Rockset is making a pitch to MySQL and PostgreSQL developers with a cloud service to offload analytics at a fraction of the cost of cloud data warehouses.


Coming off its last venture round last fall, Rockset is now training its sights on the more traditional data warehousing market with support for MySQL and PostgreSQL sources. It makes for an updated take on the traditional symbiotic relationship between transaction databases and data warehouses.

To recap, Rockset is a managed database cloud service that capitalizes on RocksDB, the open source project from Facebook that is a compact, key/value storage engine written in C++. The company founders created RocksDB.

Rockset is a classic open core company whose secret sauce is a converged index that makes the data look relational and queryable by SQL. Compared to platforms like Snowflake (one of its biggest sources of customers), Rockset doesn't compress data, but it uses compute far more efficiently.
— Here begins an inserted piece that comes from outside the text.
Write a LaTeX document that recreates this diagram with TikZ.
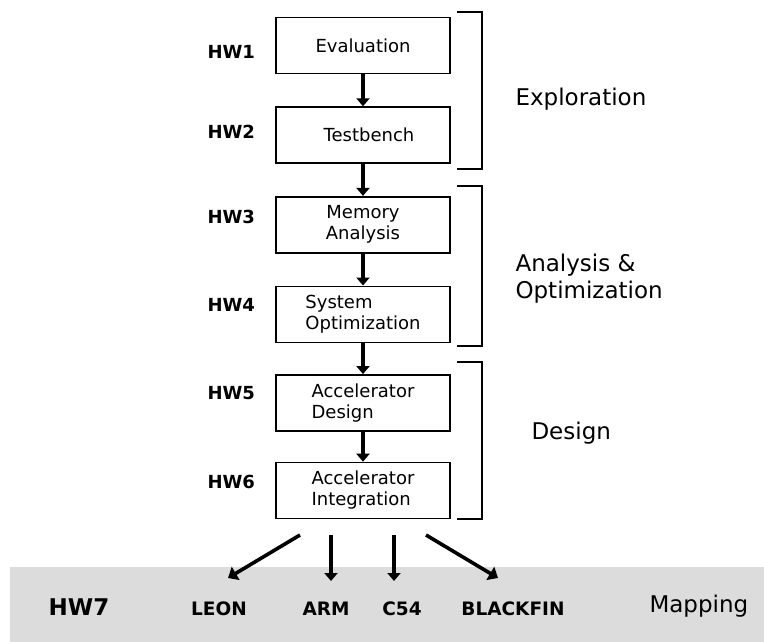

So that puts the sweet spot for Rockset deployments in the multi-terabyte range. Rockset claims that its high performance engine provides a lower cost alternative to cloud data warehouses like Snowflake. Rockset has also drawn customers from DynamoDB and MongoDB seeking to perform analytics.

By adding MySQL and PostgreSQL support, Rockset is taking on a familiar role in the relational database world; providing the data warehouse that offloads analytic queries from the transaction database. But there are some key differences. Whereas traditional data warehouses involved ETL processes (usually in batch) to summarize transaction data to reduce its storage footprint, Rockset takes advantage of the economics of cloud storage to store the data in original form. In place of database extraction processes, it takes continuous change-data-capture (CDC) feeds from database logs and is updated almost in real-time, with any delay attributable to the time it takes to transit the network.

In turn, Rockset exposes data via SDKs and integrations with visualization tools such as Tableau, Retool, Redash, and Superset. With MySQL and PostgreSQL support now live, we expect that Rockset will next train its sights to more of the usual suspects in enterprise databases.